I should preface this by saying that I’ve been stopped many times before but have only ever received “warnings.” No, not because I blink cutely at the cops. I guess I’ve just been lucky. Until now. My most memorable traffic cop encounter was when I was driving back from my graduate school graduation in 2003. My family was following me in their car and I was driving my own back to their house. I remember my father telling me: “No turtle driving!” (translation: “Just get there. Even if you have to speed.”) He was anxious to get home, as we all were, because we were planning on leaving for vacation the next day and we all needed to pack.

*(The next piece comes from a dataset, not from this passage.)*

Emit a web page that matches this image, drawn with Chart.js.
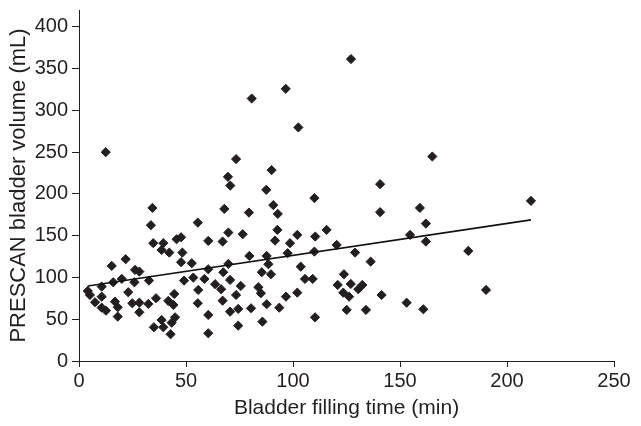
<!DOCTYPE html>
<html>
<head>
<meta charset="utf-8">
<script src="https://cdn.jsdelivr.net/npm/chart.js@4/dist/chart.umd.min.js"></script>
<style>
html,body{margin:0;padding:0;background:#ffffff;}
#wrap{width:641px;height:426px;}
</style>
</head>
<body>
<div id="wrap"><canvas id="c" width="641" height="426"></canvas></div>
<script>
// Bladder filling time (min) for each patient
const fillingTimeMin = [
  34.7, 39.4, 45.6, 47.7, 60.4, 38.6, 42.2, 48.3, 47.7, 52.7,
  15.3, 21.8, 26.2, 28.2, 60.4, 20.0, 16.0, 25.9, 32.7, 49.1,
  53.4, 58.6, 10.6, 4.1, 5.1, 23.0, 44.5, 55.7, 10.6, 7.5,
  16.8, 24.9, 28.2, 32.4, 36.0, 41.7, 44.1, 55.5, 10.6, 12.6,
  18.1, 28.2, 44.9, 38.6, 18.1, 35.0, 39.4, 43.3, 42.8, 60.4,
  60.4,
  67.1, 91.6, 98.6, 120.4, 79.6, 87.7, 97.5, 110.0, 69.8, 88.5,
  103.6, 85.4, 89.7, 67.4, 70.6, 105.6, 109.2, 120.9, 63.6, 66.4,
  75.6, 83.8, 85.0, 73.4, 102.0, 96.7, 67.1, 87.7, 93.6, 80.4,
  74.4, 70.6, 110.3, 85.7, 74.4,
  162.1, 129.0, 181.9, 136.3, 123.8, 127.0, 132.4, 130.5, 123.5, 126.2,
  141.4, 153.1, 125.1, 134.1, 160.9, 190.2,
  12.5, 34.3, 33.6, 55.5,
  102.5, 73.4, 90.0, 69.6, 70.7, 87.5, 110.0, 67.9, 79.4, 90.8,
  92.9, 69.8, 76.5, 92.7, 102.0, 115.7, 110.4,
  127.1, 96.6, 80.7,
  165.1, 140.7, 140.7, 159.3, 162.1, 211.2, 154.7
];
// PRESCAN bladder volume (mL) for each patient
const prescanVolumeMl = [
  141.0, 141.0, 145.7, 148.1, 143.7, 132.9, 129.7, 129.7, 118.2, 117.0,
  113.8, 121.8, 109.0, 107.0, 109.8, 98.2, 94.2, 94.2, 96.2, 96.2,
  99.8, 98.2, 89.0, 83.8, 79.0, 82.3, 80.2, 85.0, 77.0, 70.3,
  71.0, 69.1, 69.8, 68.3, 75.1, 71.9, 67.1, 69.1, 63.8, 60.2,
  64.3, 58.3, 52.3, 49.1, 53.1, 40.4, 40.4, 45.9, 32.0, 55.1,
  33.2,
  142.9, 144.1, 141.0, 138.9, 125.7, 125.7, 129.0, 130.9, 116.2, 115.8,
  112.9, 106.2, 103.8, 106.2, 97.0, 98.2, 98.2, 91.0, 91.9, 85.9,
  89.8, 88.3, 81.1, 79.0, 81.8, 77.0, 72.2, 67.9, 63.8, 63.1,
  62.3, 59.0, 52.3, 47.1, 42.3,
  142.9, 129.7, 131.7, 118.9, 103.8, 92.2, 91.0, 85.9, 81.8, 77.0,
  79.0, 69.8, 61.1, 61.1, 61.9, 85.0,
  249.9, 183.2, 162.5, 165.6,
  279.5, 241.6, 228.4, 220.4, 209.9, 204.8, 194.9, 182.0, 177.6, 186.5,
  176.0, 153.7, 151.7, 156.9, 150.9, 156.9, 148.9,
  361.3, 325.7, 314.1,
  244.7, 211.6, 178.1, 183.2, 164.4, 191.6, 150.9
];
// Regression line end points
const trendTimeMin = [4.1, 211.2];
const trendVolumeMl = [89.8, 168.9];
// Axis ticks
const xTickValues = [0, 50, 100, 150, 200, 250];
const yTickValues = [0, 50, 100, 150, 200, 250, 300, 350, 400];

const FONT = '"Liberation Sans", Arial, sans-serif';
const INK = '#231f20';

const scatterData = fillingTimeMin.map((x, i) => ({ x: x, y: prescanVolumeMl[i] }));
const trendData = trendTimeMin.map((x, i) => ({ x: x, y: trendVolumeMl[i] }));

new Chart(document.getElementById('c'), {
  type: 'scatter',
  data: {
    datasets: [
      {
        type: 'scatter',
        data: scatterData,
        pointStyle: 'rectRot',
        pointRadius: 4.6,
        pointBackgroundColor: INK,
        pointBorderColor: INK,
        pointBorderWidth: 1,
        order: 2
      },
      {
        type: 'line',
        data: trendData,
        borderColor: '#111111',
        borderWidth: 1.6,
        pointRadius: 0,
        fill: false,
        tension: 0,
        order: 1
      }
    ]
  },
  options: {
    responsive: false,
    animation: false,
    devicePixelRatio: 1,
    layout: { padding: { left: 0, right: 27, top: 10, bottom: 0 } },
    plugins: { legend: { display: false }, tooltip: { enabled: false } },
    scales: {
      x: {
        type: 'linear',
        position: 'bottom',
        min: 0,
        max: 250,
        afterBuildTicks: s => { s.ticks = xTickValues.map(v => ({ value: v })); },
        afterFit: s => { s.height = 65; s.paddingLeft = 0; s.paddingRight = 0; },
        ticks: { font: { family: FONT, size: 20 }, color: INK, padding: 2, maxRotation: 0 },
        grid: { drawOnChartArea: false, drawTicks: true, tickLength: 6, color: INK, lineWidth: 1 },
        border: { display: true, color: INK, width: 1 },
        title: {
          display: true,
          text: 'Bladder filling time (min)',
          font: { family: FONT, size: 21 },
          color: INK,
          padding: { top: 0, bottom: 5 }
        }
      },
      y: {
        type: 'linear',
        position: 'left',
        min: 0,
        max: 420,
        afterBuildTicks: s => { s.ticks = yTickValues.map(v => ({ value: v })); },
        afterFit: s => { s.width = 79; s.paddingTop = 0; s.paddingBottom = 0; },
        ticks: { font: { family: FONT, size: 20 }, color: INK, padding: 4 },
        grid: { drawOnChartArea: false, drawTicks: true, tickLength: 7, color: INK, lineWidth: 1 },
        border: { display: true, color: INK, width: 1 },
        title: {
          display: true,
          text: 'PRESCAN bladder volume (mL)',
          font: { family: FONT, size: 22 },
          color: INK,
          padding: { top: 6, bottom: 0 }
        }
      }
    }
  }
});
</script>
</body>
</html>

Every time I drive, I think of those words: “Just get there.” So you can get more done! Needless to say, my speeding ticket yesterday was a wake-up call of sorts. It called attention to the fact that I simply rush too much. And why? What would I have gotten done in those 30 minutes I thought I was saving myself by speeding? Probably nothing.
In yoga, beginner students tend to rush to master a pose. And once they do master it, they do it over and over again. I think of myself and how I can now successfully do crow pose (and side crow) without falling on my head. Every time I do it, I feel stronger. Is it the same with driving? Could it be that since I’ve successfully managed to drive 80mph for so many years (without managing to get a ticket) now I don’t know how to stop? Or could it be that I am one of those people who Christina Feldman calls “intensity addicts“?

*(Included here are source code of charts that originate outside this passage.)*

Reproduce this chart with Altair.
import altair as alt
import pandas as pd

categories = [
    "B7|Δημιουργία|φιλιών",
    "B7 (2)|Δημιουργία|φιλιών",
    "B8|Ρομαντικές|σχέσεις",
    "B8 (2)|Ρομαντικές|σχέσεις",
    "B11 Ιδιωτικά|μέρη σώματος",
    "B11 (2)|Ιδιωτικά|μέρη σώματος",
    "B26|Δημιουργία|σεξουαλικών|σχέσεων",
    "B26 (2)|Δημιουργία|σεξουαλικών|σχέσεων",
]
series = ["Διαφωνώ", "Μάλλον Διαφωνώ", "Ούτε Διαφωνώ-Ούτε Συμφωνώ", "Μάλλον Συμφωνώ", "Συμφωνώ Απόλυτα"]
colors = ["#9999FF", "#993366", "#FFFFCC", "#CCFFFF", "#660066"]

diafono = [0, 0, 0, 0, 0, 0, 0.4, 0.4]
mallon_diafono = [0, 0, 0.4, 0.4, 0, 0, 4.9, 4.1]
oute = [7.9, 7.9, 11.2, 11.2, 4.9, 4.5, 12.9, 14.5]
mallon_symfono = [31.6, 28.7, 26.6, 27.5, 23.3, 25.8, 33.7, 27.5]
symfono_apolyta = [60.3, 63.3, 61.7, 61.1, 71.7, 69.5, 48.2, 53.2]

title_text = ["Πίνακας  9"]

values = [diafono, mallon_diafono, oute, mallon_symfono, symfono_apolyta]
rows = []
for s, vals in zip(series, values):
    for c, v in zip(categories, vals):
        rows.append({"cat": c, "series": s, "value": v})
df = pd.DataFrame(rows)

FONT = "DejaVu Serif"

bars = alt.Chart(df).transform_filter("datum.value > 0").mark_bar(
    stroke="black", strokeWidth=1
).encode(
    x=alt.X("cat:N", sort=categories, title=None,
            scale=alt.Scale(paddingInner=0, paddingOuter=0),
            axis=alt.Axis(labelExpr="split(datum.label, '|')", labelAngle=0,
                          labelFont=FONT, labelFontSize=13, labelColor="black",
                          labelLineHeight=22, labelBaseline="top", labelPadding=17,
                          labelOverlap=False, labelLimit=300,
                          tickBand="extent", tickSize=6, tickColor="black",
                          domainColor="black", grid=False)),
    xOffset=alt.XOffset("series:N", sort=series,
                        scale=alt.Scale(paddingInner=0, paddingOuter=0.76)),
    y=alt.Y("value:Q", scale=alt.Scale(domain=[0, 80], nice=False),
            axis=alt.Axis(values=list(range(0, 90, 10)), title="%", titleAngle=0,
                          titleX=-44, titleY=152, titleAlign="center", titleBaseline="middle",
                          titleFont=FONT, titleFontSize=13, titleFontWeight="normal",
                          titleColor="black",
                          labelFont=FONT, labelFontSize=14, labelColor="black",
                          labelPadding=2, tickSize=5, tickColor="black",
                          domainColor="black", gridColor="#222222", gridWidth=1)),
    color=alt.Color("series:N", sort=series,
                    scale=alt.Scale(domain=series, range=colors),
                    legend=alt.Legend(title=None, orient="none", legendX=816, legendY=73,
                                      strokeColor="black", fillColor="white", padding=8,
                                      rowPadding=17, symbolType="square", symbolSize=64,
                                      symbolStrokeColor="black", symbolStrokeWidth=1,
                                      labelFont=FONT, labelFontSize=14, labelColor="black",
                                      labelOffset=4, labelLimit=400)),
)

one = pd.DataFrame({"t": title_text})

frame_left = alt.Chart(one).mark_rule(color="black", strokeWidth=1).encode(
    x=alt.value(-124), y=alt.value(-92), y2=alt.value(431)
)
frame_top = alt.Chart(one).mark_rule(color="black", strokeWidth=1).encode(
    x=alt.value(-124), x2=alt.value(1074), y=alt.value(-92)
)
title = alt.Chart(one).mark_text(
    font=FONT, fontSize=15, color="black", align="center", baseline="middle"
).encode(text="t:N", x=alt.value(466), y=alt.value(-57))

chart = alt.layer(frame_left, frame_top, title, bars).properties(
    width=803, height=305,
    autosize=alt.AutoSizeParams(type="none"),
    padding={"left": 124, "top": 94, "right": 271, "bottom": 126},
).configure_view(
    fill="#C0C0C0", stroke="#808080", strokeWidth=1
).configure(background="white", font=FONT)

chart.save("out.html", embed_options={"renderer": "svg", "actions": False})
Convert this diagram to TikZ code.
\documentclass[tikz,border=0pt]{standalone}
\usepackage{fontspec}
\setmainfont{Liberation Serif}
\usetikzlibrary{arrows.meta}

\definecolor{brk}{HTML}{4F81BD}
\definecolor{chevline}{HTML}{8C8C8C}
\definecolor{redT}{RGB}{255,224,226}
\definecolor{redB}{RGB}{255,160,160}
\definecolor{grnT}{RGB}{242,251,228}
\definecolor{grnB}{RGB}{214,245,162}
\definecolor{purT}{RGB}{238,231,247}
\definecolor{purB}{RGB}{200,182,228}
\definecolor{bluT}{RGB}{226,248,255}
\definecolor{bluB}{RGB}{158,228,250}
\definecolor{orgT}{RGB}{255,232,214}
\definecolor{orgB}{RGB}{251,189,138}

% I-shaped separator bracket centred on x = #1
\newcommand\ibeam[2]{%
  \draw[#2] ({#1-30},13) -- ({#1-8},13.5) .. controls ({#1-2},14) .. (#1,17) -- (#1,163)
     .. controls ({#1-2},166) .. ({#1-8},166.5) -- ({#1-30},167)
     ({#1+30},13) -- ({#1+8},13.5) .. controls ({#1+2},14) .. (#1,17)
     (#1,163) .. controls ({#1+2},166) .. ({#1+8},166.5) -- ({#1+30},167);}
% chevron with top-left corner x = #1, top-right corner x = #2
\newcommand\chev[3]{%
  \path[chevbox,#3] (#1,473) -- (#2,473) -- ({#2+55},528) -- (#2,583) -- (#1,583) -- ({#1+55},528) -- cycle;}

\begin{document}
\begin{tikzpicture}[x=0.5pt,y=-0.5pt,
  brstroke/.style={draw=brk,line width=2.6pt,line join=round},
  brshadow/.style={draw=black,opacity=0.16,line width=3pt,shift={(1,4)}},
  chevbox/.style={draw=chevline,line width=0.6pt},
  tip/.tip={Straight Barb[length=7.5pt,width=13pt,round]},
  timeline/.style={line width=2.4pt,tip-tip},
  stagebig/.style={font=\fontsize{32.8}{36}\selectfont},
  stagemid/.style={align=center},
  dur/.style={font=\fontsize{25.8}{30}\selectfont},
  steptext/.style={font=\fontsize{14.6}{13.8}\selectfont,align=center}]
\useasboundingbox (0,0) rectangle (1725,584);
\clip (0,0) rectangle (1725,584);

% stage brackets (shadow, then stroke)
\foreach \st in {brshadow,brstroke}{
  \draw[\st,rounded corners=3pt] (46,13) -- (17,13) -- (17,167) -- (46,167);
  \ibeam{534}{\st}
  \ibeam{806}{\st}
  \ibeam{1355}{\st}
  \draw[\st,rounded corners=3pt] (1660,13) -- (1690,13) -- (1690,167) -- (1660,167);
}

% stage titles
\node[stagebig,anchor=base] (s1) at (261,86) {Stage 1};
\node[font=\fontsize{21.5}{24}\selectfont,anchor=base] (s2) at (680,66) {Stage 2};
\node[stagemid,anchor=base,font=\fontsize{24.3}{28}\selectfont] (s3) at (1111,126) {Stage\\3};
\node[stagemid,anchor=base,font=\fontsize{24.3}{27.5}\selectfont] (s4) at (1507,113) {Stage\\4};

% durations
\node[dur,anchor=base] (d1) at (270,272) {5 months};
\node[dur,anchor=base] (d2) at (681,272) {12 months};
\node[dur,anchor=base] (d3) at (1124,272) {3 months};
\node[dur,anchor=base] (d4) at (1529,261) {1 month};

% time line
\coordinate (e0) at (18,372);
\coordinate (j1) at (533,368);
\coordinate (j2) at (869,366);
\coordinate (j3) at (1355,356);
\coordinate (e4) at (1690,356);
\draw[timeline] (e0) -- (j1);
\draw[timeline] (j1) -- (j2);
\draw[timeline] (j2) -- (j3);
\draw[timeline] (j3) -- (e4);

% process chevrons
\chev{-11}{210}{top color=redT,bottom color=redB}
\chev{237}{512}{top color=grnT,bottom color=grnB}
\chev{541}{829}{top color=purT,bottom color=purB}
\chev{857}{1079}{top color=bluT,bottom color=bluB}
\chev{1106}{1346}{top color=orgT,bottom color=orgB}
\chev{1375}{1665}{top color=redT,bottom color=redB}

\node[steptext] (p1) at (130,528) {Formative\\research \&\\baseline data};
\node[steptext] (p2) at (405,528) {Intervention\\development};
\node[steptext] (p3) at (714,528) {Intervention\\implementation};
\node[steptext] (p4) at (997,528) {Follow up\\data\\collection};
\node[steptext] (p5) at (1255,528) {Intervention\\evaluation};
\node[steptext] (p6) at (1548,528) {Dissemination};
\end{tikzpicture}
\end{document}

“While you may not wear souvenirs of pain right on your face for all to see, chances are good that you, too, are an intensity addict, focusing much of your attention on life’s pains and pleasures. A roller coaster ride, an exhilarating meditation, the excitement of a new love, or an exotic vacation offer a longed-for wakefulness and a sense of being fully alive. A broken heart, an illness, a lost opportunity, or a nasty argument can bring pain but can also capture and enliven your attention. Even routine busyness, which can be exhausting, offers apparent meaning, direction, and identity.”
In a weird way, getting stopped for speeding strangely fed my ego. It made me realize that, at some point, someone (even if his name is Major Roj) will notice how fast you are driving/working/moving (fill-in-the blank with your own word). While it’s much easier said than done, I know that I am definitely someone who is going to make a conscious effort to slow down this season. Because you never know if by rushing past things, you miss the most important stuff in life.
(Side note: while reading the Yoga Journal article “Don’t Hurry, Be Happy” for this blog post, I had to stop and begin again as soon I realized that I was speed-reading it.)